I recently recommended that the Gallery acquire Ava Seymour's suite of photo-collages Health, Happiness and Housing. I consider these images central in any history of photography in New Zealand. The 15 photo-collages' unforgettable title signals the work's ambition, which is a unique sequence of completed by Ava soon after her return to New Zealand from living in Berlin.

The entire suite is currently on show in Natasha Conland's contemporary group exhibition Freedom Farmers. They have been glazed and framed and are exhibited as the original collages for the first time. Even though the entire artwork has a laudable notoriety it is still essentially under-known to the public.

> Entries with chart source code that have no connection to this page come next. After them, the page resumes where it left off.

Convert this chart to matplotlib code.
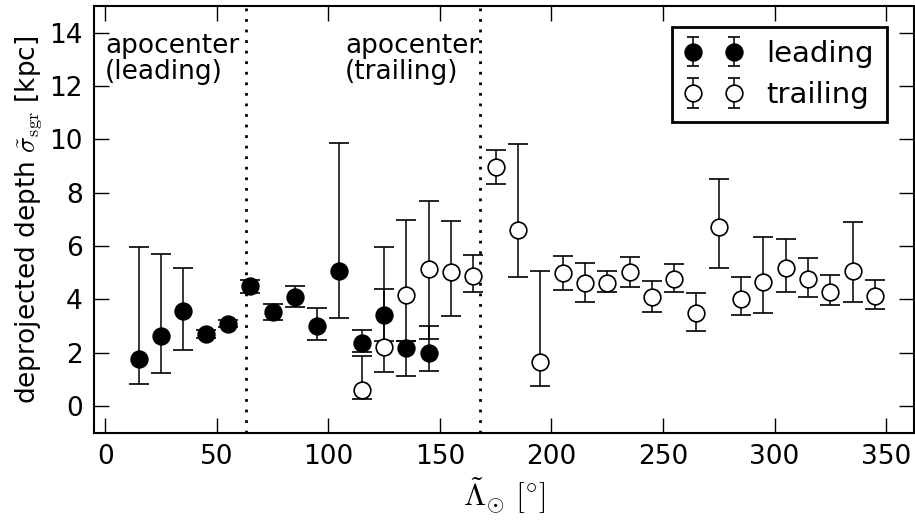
import matplotlib
matplotlib.use("Agg")
import matplotlib.pyplot as plt
from matplotlib.lines import Line2D

# Sagittarius stream depth vs. longitude, leading and trailing arms
lead_lon = [15, 25, 35, 45, 55, 65, 75, 85, 95, 105, 115, 125, 135, 145]
lead_depth = [1.78, 2.61, 3.55, 2.71, 3.08, 4.49, 3.51, 4.09, 3.01, 5.07, 2.38, 3.43, 2.16, 2.00]
lead_lo = [0.82, 1.24, 2.10, 2.55, 2.95, 4.22, 3.21, 3.70, 2.47, 3.31, 2.03, 2.45, 1.13, 1.33]
lead_hi = [5.97, 5.70, 5.18, 2.85, 3.22, 4.74, 3.81, 4.51, 3.66, 9.86, 2.85, 4.39, 2.45, 3.00]

trail_lon = [115, 125, 135, 145, 155, 165, 175, 185, 195, 205, 215, 225,
             235, 245, 255, 265, 275, 285, 295, 305, 315, 325, 335, 345]
trail_depth = [0.60, 2.22, 4.16, 5.15, 5.03, 4.88, 8.96, 6.59, 1.66, 4.97, 4.60, 4.60,
               5.03, 4.07, 4.78, 3.47, 6.72, 4.01, 4.66, 5.16, 4.78, 4.28, 5.07, 4.12]
trail_lo = [0.25, 1.29, 2.45, 2.53, 3.37, 4.28, 8.34, 4.83, 0.75, 4.34, 3.90, 4.26,
            4.48, 3.53, 4.26, 2.82, 5.19, 3.41, 3.47, 4.28, 4.09, 3.78, 3.91, 3.63]
trail_hi = [1.88, 5.97, 6.99, 7.68, 6.94, 5.68, 9.61, 9.84, 5.06, 5.63, 5.37, 5.06,
            5.57, 4.69, 5.34, 4.25, 8.53, 4.82, 6.32, 6.28, 5.56, 4.91, 6.89, 4.72]

apocenters = [63.2, 168.1]

FS = 19
plt.rcParams["font.family"] = "DejaVu Sans"
plt.rcParams["mathtext.fontset"] = "cm"
plt.rcParams["font.size"] = FS

fig = plt.figure(figsize=(9.15, 5.27), dpi=100)
ax = fig.add_axes([94 / 915, 1 - 432.7 / 527, 820 / 915, 426.7 / 527])


def asym_err(vals, lo, hi):
    return [[v - l for v, l in zip(vals, lo)], [h - v for v, h in zip(vals, hi)]]


common = dict(fmt="o", ms=12, mew=1.2, ecolor="k", elinewidth=1.1,
              capsize=7, capthick=1.1, mec="k")
ax.errorbar(lead_lon, lead_depth, yerr=asym_err(lead_depth, lead_lo, lead_hi),
            mfc="k", label="leading", **common)
ax.errorbar(trail_lon, trail_depth, yerr=asym_err(trail_depth, trail_lo, trail_hi),
            mfc="w", label="trailing", **common)

for lon in apocenters:
    ax.axvline(lon, color="k", lw=2, linestyle=(0, (1, 2.8)))

ax.text(0, 14.0, "apocenter\n(leading)", ha="left", va="top", linespacing=1.0)
ax.text(107.5, 14.0, "apocenter\n(trailing)", ha="left", va="top", linespacing=1.0)

ax.set_xlim(-5, 362.5)
ax.set_ylim(-1, 15)
ax.set_xticks(range(0, 351, 50))
ax.set_yticks(range(0, 15, 2))
ax.tick_params(direction="in", length=11, width=1, top=True, right=True, labelsize=FS, pad=8)
for sp in ax.spines.values():
    sp.set_linewidth(1.5)

ax.set_xlabel(r"$\tilde{\Lambda}_{\odot}\ [^{\circ}]$", fontsize=23, labelpad=4)
ax.set_ylabel(r"deprojected depth $\tilde{\sigma}_{\rm sgr}$ [kpc]", fontsize=FS, labelpad=4)

leg = ax.legend(loc="upper right", bbox_to_anchor=(0.967, 0.951), borderaxespad=0,
                numpoints=2, fancybox=False, framealpha=1, edgecolor="k",
                handlelength=2.0, handletextpad=0.8, borderpad=0.45,
                labelspacing=0.45, fontsize=21)
leg.get_frame().set_linewidth(2)
# narrower caps on the legend handles
for ln in leg.findobj(Line2D):
    if ln.get_marker() == "_":
        ln.set_markersize(8.5)

fig.savefig("out.png", dpi=100)
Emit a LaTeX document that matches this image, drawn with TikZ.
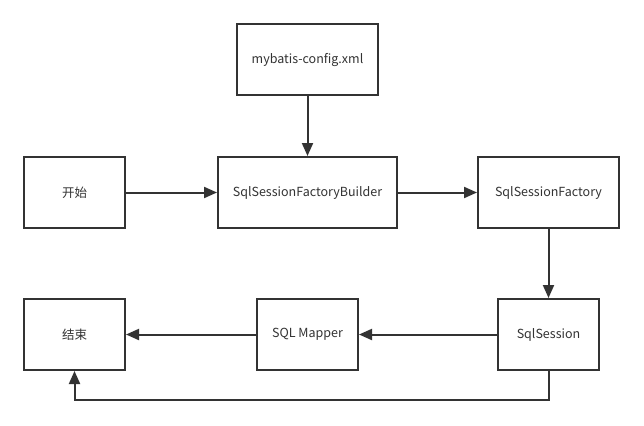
\documentclass[tikz,border=0pt]{standalone}
\usepackage{fontspec}
\setmainfont{Noto Sans CJK SC}
\usetikzlibrary{arrows.meta}
\definecolor{ink}{HTML}{333333}
\begin{document}
\begin{tikzpicture}[x=1pt,y=-1pt,
  box/.style={draw=ink,line width=2pt,fill=white,minimum width=#1,minimum height=71pt,inner sep=0pt,text=ink,font=\fontsize{12.5}{14}\selectfont},
  box/.default=101pt,
  link/.style={draw=ink,line width=2pt,-{Triangle[length=13pt,width=11pt]}}]
\useasboundingbox[fill=white] (0,0) rectangle (644,425);
\node[box=141pt] (cfg) at (307.5,60) {mybatis-config.xml};
\node[box] (start) at (74.5,192.5) {开始};
\node[box=179pt] (builder) at (307.5,192.5) {SqlSessionFactoryBuilder};
\node[box=141pt] (factory) at (548.5,192.5) {SqlSessionFactory};
\node[box] (end) at (74.5,334.5) {结束};
\node[box] (mapper) at (307.5,334.5) {SQL Mapper};
\node[box] (session) at (548.5,334.5) {SqlSession};
\coordinate (c1) at (548.5,400);
\coordinate (c2) at (74.5,400);
\draw[link] (cfg) -- (builder);
\draw[link] (start) -- (builder);
\draw[link] (builder) -- (factory);
\draw[link] (factory) -- (session);
\draw[link] (session) -- (mapper);
\draw[link] (mapper) -- (end);
\draw[link] (session.south) -- (c1) -- (c2) -- (end.south);
\end{tikzpicture}
\end{document}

Health, Happiness and Housing is a perceptive and astringent portrait of New Zealand. This country had lived through a period when Robert Muldoon devised his 'think big' projects while the population had comprehensive unemployment. The change wrung by fiascoes created because of the 1981 Springbok Rugby Tour led to a demonstrative population; one prepared to make loud statements about society neither cowered nor frightened by state authority. This is the time when War time baby boomers' children were young adults and expressing how they felt about life.

Dada Moon Dance
After the first exhibition of Health, Happiness and Housing at Auckland and Christchurch during 1997 and 1998, the suite of montages gained a cult reputation as provocative photographic statements about New Zealand in the 1990s. If you try to find local parallels it's likely you'll find them in the performing arts, especially in punk's proto-grunge noise. Auckland punk's intensity was equally raw and declamatory. Think of the Suburban Reptiles songs and their aggressively effective performance style. Urban anger meets louche ennui while provoking the ever necessary disruption, anger and annoyance. Performance that likes not being liked at all, a lot.

G.I. Girls
These collages resulted from a road-trip that Ava undertook during late 1996 documenting state house communities in locations from Invercargill to Auckland. Surprisingly, her research was the first large-scale visual project initiated by any New Zealand artist depicting the template-like architecture of post-War State Housing and the consequent population of blue-collar workers and immigrant communities. It is political art. 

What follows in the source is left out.